Iron Man: Movie Review (2008)
Directed by Jon Favreau, written by Mark Fergus, Hawk Ostby, Art Marcum and Matt Holloway, 126 minutes, rated PG-13.
At its core, Jon Favreau’s “Iron Man” is about one man’s massive mid-life crisis, and all the drama that springs from it.
It goes down like this: While in Afghanistan shucking his company’s latest slew of weapons to U.S. military officials, the cocky, ultra-smart billionaire industrialist Tony Stark (Robert Downey Jr., perfect) is forced to look back upon his life when the Taliban suddenly ambush him with his own weapons.
It doesn’t take Stark long to realize that the U.S. has been selling Stark’s wares to the enemy--and what does that say about his own contributions to the state of the world?
Making matters worse for Stark is that he starts having chest pains--not that that’s a surprise. During the ambush, a bomb blew shrapnel into Stark’s chest, which now threatens his heart. Finally, since no mid-life crisis would be complete without flashy new duds and a swank new relationship, Stark creates a suite of virtually indestructible Iron Man suits that allow him the power of fight and flight, and then he falls for his assistant, Pepper Potts, who is played with cool knowingness by a very good Gwyneth Paltrow.
It’s the culmination of all this (and more) that leaves Stark to decide he needs to do something meaningful with his life, which for him means changing the direction of Stark Industries. At a press conference, he unleashes the surprise that his company no longer will make weapons for the government. It’s a statement that creates ripples throughout the world, the stock market and most notably within Obadiah Stane (Jeff Bridges, bald and bearish), who helped to build Stark Industries from its infancy and who isn’t about to let Tony ruin it now.

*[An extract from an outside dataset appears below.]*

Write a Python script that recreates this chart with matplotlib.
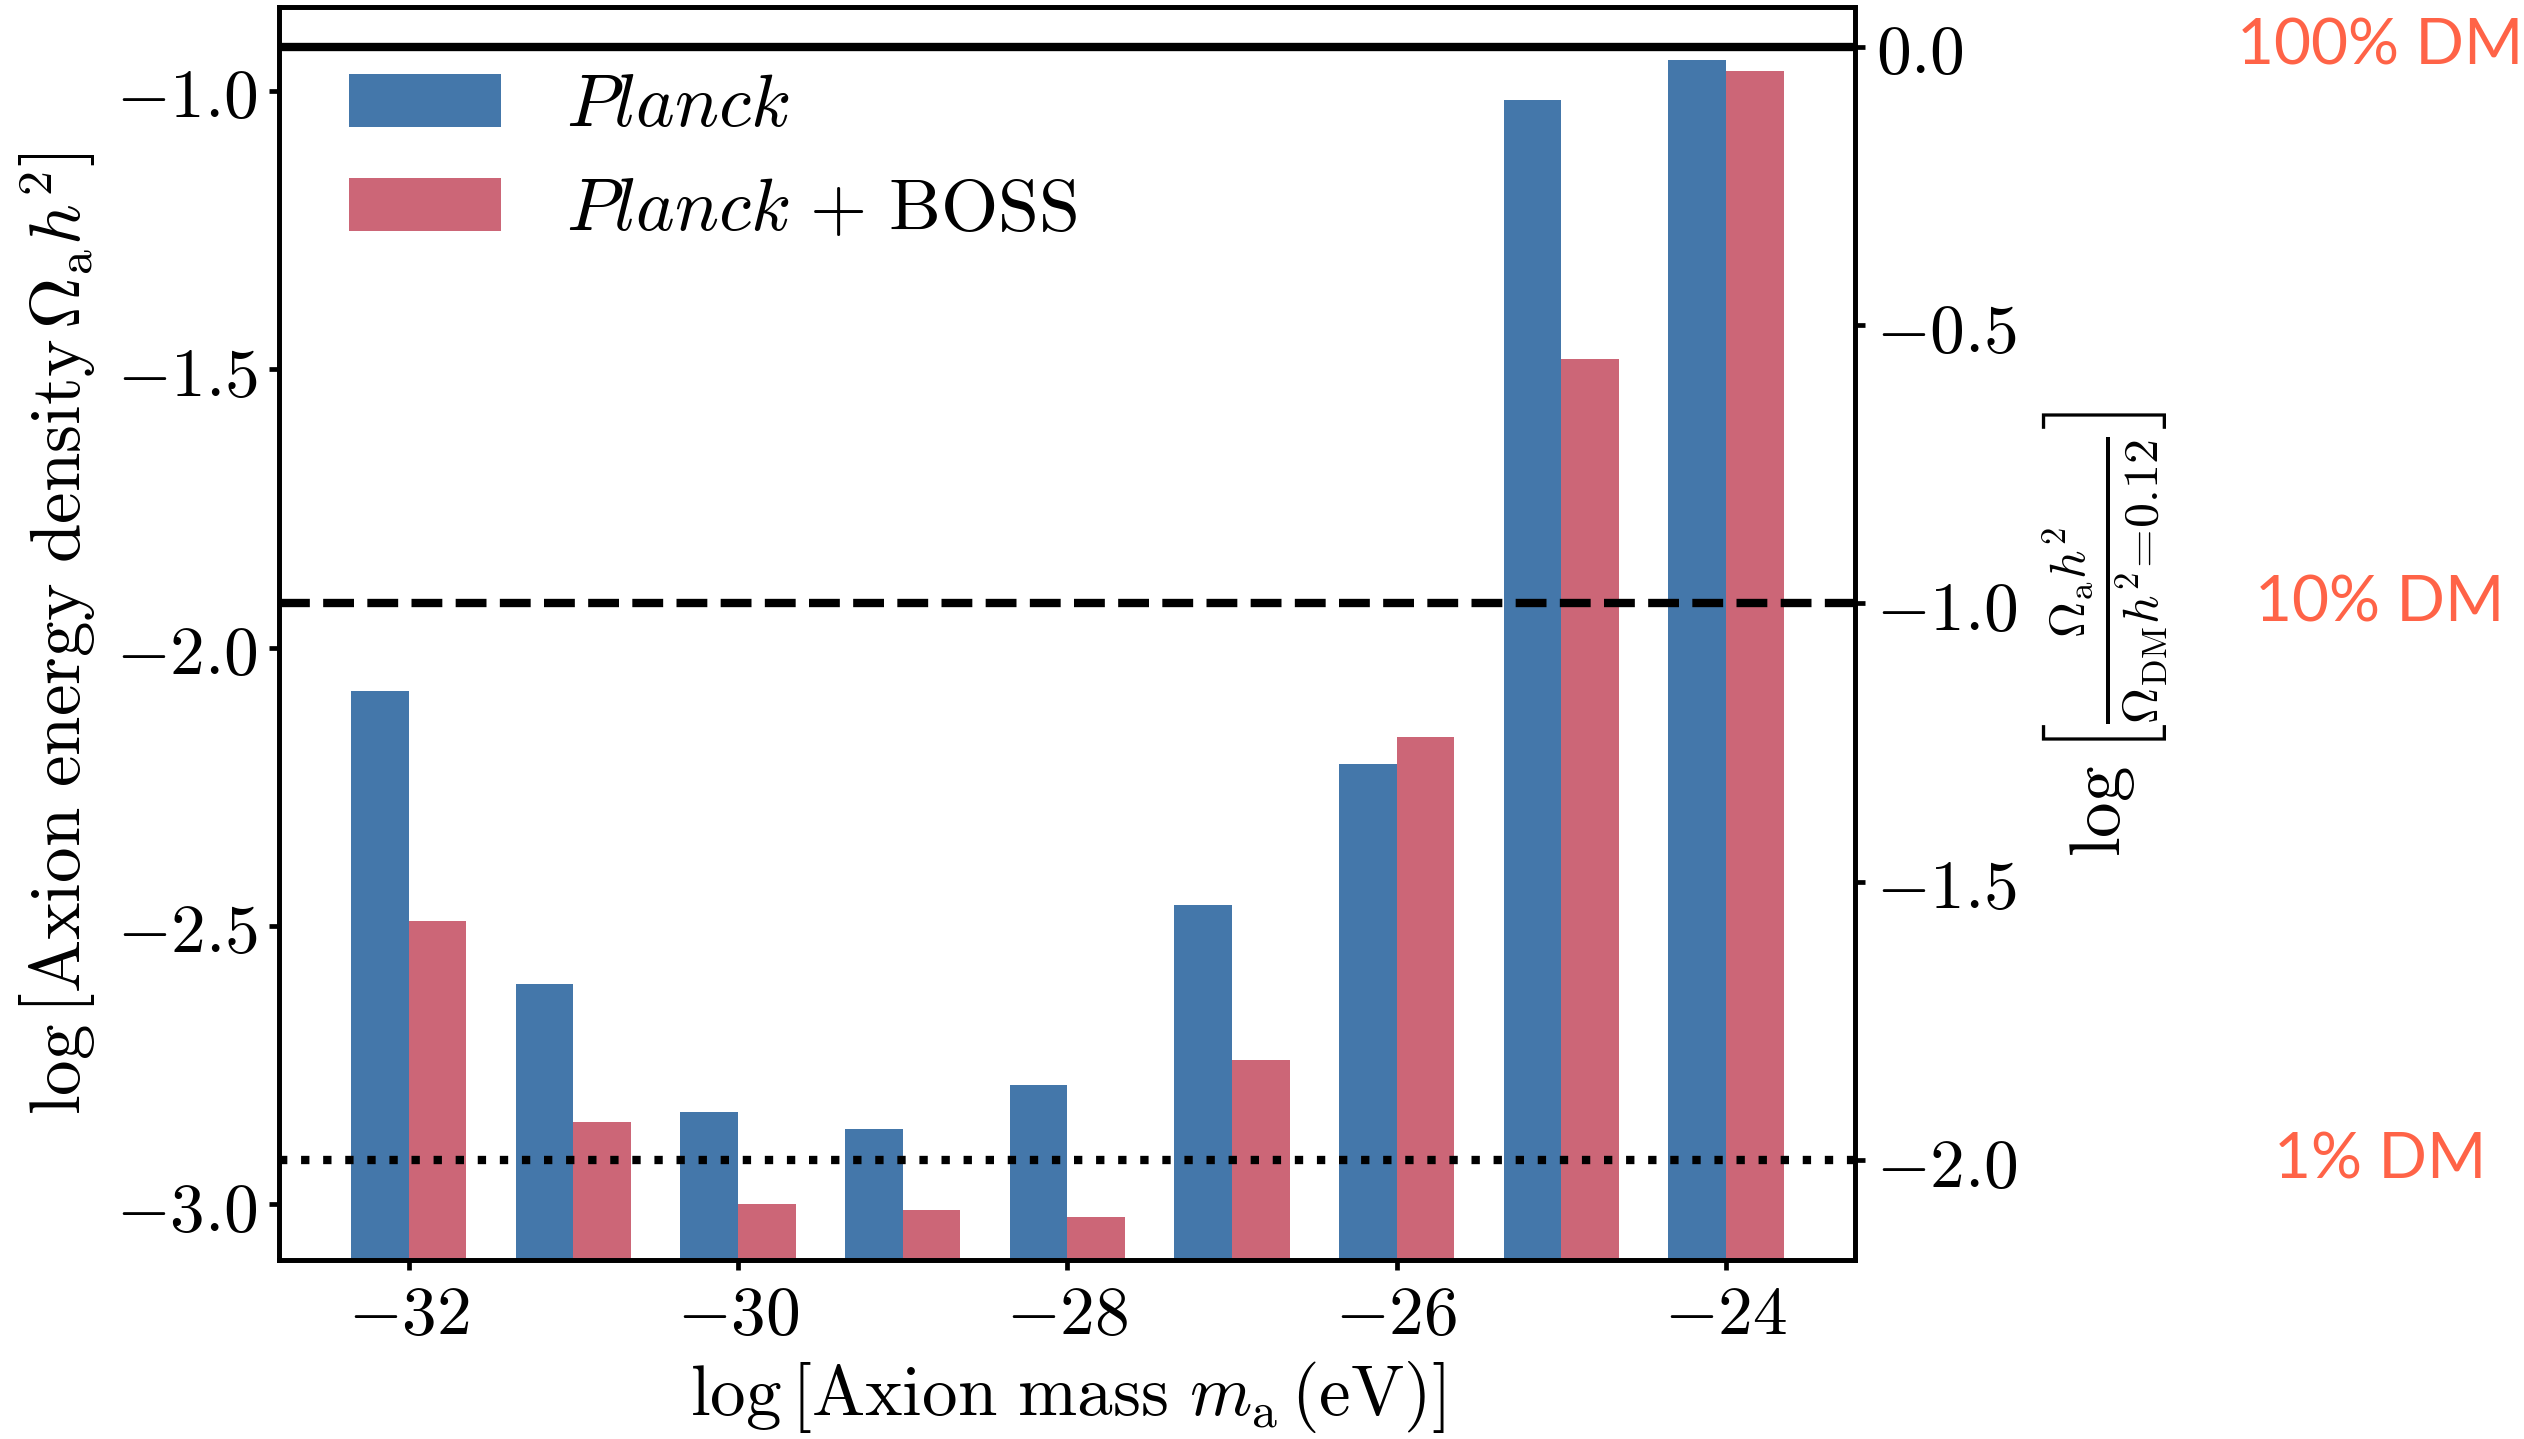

Without given any more away, what unfolds is one hugely enjoyable popcorn movie, and not necessarily because of its special effects, which are as seamless as anything audiences enjoyed in last year’s “Transformers.”
For the most part, the movie’s pleasures come from the attention paid to its script, its accomplished performances and the fact that the movie is driven by its characters first, its action second.
About the action. As impressive as it is (watching Stark learn how to fly as Iron Man is a highlight), the reason the movie works as well as it does is for the very reason most good movies work as well as they do--you care about the characters, the plot is involving, the production is polished.
Based on Mark Fergus, Hawk Ostby, Art Marcum and Matt Holloway’s script--which itself is based on the Iron Man character Stan Lee helped to created in 1963 in response to the Vietnam War--“Iron Man” finds all involved skirting the typical superhero pitfalls (specifically, teen angst) to break new ground within an otherwise overworked genre. In the process, they’ve come through with one of the freshest, most satisfying outings the medium has seen in awhile.
Grade: A-
June 16, 2008 at 6:16 PM
I loved this movie. I was a little worried as Hollywood tends to butcher comic book characters but this was good. Not over the top or with cheesy dialogue like with transformers.